- WHAT YOU ARE ASKED TO DO
In the entries below, repeat only the lines between those holding "Clone this diagram in TikZ." and "at (922, 79.5)", inclusive. Leave pictures out.

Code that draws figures
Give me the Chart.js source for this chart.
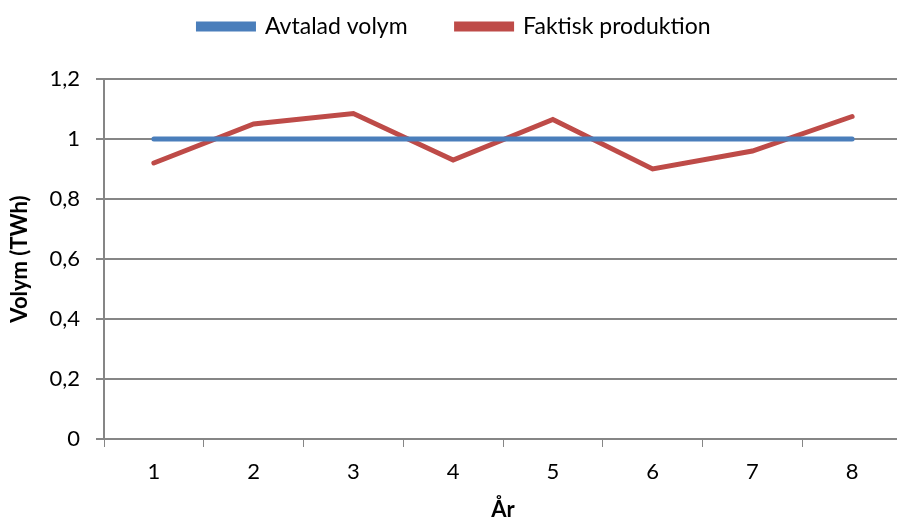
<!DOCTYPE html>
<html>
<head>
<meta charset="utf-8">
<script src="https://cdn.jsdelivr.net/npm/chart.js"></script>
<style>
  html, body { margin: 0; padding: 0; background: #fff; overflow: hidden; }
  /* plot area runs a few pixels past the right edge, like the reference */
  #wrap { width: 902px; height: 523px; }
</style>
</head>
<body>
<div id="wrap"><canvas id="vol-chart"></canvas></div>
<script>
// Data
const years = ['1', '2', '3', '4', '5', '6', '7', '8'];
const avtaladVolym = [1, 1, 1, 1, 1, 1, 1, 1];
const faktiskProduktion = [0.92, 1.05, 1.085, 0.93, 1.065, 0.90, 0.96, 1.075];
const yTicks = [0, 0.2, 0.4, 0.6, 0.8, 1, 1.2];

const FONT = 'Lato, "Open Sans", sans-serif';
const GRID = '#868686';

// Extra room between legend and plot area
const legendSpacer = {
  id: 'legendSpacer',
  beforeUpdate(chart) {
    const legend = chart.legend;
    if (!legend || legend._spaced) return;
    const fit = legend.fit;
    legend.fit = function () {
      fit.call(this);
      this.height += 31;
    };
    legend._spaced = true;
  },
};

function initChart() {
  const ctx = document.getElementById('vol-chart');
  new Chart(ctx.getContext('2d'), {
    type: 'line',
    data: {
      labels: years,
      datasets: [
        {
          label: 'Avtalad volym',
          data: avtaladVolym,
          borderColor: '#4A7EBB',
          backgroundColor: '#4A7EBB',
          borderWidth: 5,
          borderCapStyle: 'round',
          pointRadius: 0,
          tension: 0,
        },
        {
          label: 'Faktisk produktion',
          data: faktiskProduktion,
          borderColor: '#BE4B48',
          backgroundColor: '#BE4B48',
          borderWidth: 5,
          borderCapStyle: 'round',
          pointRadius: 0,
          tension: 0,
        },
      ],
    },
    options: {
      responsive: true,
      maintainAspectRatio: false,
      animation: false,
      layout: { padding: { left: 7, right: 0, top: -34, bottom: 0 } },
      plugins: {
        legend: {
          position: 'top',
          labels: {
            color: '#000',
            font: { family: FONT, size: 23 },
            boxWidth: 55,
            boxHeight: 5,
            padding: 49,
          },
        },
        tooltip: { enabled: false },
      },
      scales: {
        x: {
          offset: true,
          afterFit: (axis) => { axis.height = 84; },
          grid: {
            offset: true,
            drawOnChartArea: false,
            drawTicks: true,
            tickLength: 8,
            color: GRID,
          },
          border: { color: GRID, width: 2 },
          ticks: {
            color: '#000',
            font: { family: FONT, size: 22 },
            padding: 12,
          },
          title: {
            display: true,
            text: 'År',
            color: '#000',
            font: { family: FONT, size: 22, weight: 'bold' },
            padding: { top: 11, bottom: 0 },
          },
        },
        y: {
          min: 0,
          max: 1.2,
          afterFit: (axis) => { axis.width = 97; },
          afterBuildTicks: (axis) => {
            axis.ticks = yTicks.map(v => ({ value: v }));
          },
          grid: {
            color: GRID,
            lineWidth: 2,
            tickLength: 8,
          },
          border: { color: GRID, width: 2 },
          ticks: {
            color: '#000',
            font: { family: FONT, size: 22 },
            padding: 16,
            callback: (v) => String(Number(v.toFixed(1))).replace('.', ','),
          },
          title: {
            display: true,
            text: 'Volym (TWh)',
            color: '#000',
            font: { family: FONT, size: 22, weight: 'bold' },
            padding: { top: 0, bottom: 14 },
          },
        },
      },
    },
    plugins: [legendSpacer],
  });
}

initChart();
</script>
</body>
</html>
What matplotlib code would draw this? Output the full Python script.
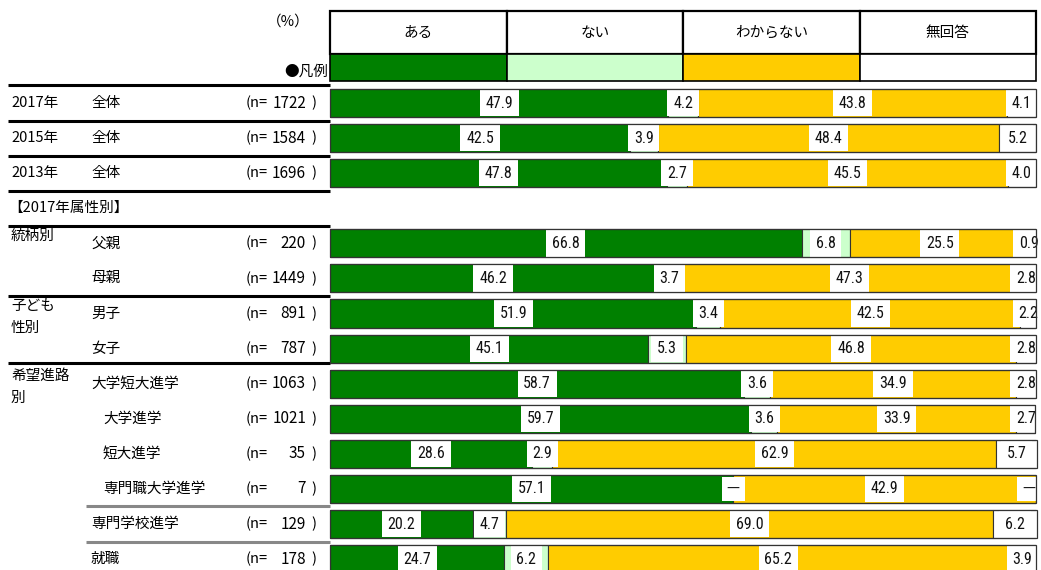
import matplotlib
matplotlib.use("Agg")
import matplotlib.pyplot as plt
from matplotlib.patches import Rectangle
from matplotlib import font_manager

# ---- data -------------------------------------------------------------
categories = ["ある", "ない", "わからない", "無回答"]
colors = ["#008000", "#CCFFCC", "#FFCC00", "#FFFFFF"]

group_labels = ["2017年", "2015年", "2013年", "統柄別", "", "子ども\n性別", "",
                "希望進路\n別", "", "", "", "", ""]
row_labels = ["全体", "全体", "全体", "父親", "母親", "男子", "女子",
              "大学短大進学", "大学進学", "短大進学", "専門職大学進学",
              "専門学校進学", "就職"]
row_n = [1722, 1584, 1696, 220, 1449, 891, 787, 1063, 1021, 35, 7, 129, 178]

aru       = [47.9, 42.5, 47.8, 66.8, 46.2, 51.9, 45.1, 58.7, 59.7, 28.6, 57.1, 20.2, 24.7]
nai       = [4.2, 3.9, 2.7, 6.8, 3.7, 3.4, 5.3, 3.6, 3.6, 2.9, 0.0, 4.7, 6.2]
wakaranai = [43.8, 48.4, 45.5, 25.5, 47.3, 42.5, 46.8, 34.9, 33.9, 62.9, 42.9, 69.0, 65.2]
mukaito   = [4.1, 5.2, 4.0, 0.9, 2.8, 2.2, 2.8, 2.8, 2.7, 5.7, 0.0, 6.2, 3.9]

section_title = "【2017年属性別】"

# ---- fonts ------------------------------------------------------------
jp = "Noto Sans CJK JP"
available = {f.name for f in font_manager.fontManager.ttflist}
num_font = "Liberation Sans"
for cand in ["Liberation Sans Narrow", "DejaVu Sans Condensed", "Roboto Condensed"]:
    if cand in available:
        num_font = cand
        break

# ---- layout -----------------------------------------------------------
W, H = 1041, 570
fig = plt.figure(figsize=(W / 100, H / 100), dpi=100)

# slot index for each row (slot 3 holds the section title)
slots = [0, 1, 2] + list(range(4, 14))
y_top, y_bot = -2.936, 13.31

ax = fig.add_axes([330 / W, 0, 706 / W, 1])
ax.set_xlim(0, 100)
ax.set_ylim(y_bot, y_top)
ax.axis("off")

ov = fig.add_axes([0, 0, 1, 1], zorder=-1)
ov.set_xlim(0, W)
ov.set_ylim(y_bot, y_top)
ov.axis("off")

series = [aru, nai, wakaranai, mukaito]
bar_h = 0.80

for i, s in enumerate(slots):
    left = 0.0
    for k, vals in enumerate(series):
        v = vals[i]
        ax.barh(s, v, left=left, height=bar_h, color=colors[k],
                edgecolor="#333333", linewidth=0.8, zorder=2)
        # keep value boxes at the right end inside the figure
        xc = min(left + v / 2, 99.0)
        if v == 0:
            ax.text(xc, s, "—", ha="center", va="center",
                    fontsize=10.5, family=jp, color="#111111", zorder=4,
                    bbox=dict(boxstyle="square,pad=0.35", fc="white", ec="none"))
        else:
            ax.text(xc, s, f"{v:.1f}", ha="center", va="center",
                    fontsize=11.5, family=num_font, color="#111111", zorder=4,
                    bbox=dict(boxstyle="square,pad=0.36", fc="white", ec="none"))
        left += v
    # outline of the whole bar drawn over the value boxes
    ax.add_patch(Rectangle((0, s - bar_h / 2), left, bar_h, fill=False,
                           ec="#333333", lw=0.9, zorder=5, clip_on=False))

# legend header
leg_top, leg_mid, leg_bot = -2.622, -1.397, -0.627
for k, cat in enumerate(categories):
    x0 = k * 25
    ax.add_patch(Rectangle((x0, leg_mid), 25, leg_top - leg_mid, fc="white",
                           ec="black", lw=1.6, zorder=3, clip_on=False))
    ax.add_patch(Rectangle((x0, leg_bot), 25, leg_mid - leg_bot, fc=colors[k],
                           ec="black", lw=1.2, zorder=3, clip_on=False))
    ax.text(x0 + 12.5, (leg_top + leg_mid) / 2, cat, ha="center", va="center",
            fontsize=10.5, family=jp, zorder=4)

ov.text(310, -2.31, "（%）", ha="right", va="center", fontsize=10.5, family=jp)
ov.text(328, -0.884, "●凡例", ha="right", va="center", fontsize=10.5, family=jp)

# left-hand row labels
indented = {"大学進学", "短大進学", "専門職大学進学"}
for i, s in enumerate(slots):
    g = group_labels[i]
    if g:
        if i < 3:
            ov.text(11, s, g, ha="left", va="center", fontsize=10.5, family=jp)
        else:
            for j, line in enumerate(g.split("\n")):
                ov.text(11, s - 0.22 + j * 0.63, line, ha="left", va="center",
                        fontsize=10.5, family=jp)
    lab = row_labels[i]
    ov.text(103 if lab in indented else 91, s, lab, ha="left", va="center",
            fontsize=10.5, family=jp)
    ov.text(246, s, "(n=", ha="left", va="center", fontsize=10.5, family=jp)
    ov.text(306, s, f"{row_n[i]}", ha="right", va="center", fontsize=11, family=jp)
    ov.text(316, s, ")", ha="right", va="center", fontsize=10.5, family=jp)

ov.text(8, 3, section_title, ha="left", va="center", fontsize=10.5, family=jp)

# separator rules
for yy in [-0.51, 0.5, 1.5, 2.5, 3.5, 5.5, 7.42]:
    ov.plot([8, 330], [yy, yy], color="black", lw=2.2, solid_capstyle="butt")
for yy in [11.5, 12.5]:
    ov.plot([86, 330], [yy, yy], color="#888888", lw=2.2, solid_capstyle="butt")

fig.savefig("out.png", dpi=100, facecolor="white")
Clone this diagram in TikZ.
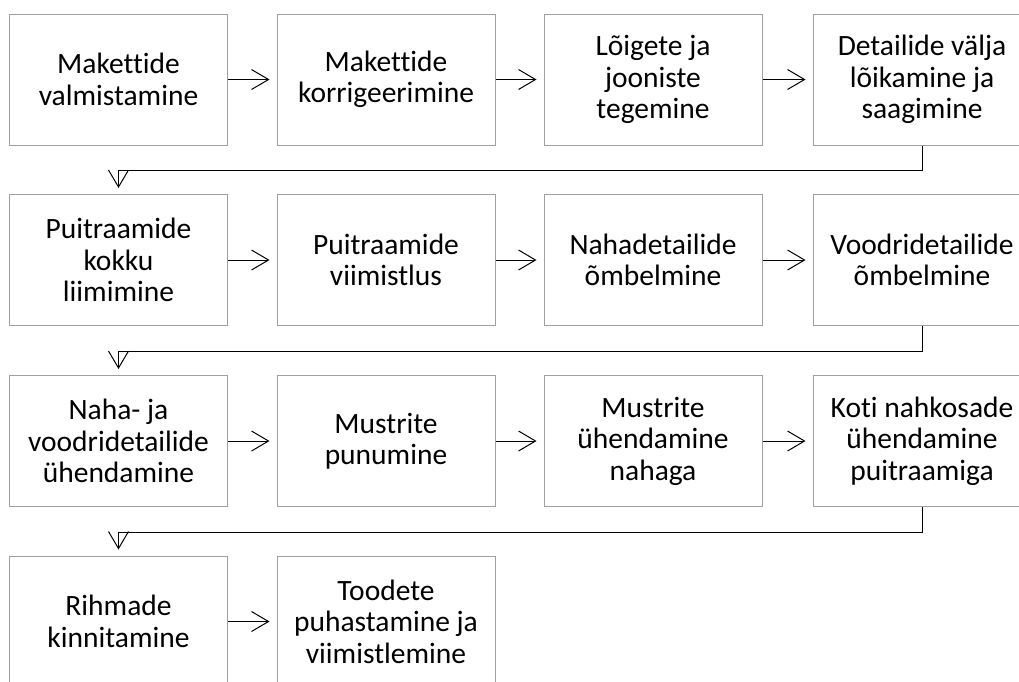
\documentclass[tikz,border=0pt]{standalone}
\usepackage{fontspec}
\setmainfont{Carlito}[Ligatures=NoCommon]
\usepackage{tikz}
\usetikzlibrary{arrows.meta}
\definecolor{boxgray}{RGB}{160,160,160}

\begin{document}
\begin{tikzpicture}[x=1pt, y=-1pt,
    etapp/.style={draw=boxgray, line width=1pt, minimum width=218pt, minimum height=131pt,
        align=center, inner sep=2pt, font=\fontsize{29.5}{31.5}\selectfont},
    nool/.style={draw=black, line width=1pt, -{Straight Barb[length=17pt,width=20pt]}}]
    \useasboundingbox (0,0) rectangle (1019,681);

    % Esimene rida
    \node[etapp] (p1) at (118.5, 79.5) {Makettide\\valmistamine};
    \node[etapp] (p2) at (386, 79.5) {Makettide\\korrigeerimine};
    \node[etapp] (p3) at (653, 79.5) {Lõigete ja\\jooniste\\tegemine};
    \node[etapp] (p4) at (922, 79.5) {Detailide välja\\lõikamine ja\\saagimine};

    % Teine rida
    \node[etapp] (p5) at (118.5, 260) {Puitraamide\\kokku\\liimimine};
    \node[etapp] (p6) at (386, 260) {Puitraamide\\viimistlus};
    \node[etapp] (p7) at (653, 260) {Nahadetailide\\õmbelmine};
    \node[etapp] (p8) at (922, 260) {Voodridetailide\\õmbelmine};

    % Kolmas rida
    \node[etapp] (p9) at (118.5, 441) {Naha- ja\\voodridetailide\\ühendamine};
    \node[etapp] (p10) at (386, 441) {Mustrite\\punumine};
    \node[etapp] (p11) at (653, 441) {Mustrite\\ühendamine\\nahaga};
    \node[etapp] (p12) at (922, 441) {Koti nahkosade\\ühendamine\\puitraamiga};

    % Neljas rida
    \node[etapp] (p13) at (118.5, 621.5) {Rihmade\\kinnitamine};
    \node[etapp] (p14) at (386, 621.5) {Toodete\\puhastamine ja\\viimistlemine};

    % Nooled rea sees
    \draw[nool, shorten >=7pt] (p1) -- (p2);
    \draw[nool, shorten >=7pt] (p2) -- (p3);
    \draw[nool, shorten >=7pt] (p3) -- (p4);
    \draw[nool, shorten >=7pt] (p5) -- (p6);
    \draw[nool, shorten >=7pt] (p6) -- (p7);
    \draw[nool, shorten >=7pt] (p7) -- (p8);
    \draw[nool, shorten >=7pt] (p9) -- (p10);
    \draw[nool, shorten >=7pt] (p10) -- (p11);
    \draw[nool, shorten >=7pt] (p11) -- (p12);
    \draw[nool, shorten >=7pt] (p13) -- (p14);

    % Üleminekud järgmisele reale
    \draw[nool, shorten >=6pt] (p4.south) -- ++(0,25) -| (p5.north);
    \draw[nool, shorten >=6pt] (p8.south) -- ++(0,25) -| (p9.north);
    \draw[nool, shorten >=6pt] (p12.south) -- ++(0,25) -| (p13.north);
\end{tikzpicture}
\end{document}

- OUTPUT BELOW
Clone this diagram in TikZ.
\documentclass[tikz,border=0pt]{standalone}
\usepackage{fontspec}
\setmainfont{Carlito}[Ligatures=NoCommon]
\usepackage{tikz}
\usetikzlibrary{arrows.meta}
\definecolor{boxgray}{RGB}{160,160,160}

\begin{document}
\begin{tikzpicture}[x=1pt, y=-1pt,
    etapp/.style={draw=boxgray, line width=1pt, minimum width=218pt, minimum height=131pt,
        align=center, inner sep=2pt, font=\fontsize{29.5}{31.5}\selectfont},
    nool/.style={draw=black, line width=1pt, -{Straight Barb[length=17pt,width=20pt]}}]
    \useasboundingbox (0,0) rectangle (1019,681);

    % Esimene rida
    \node[etapp] (p1) at (118.5, 79.5) {Makettide\\valmistamine};
    \node[etapp] (p2) at (386, 79.5) {Makettide\\korrigeerimine};
    \node[etapp] (p3) at (653, 79.5) {Lõigete ja\\jooniste\\tegemine};
    \node[etapp] (p4) at (922, 79.5) {Detailide välja\\lõikamine ja\\saagimine};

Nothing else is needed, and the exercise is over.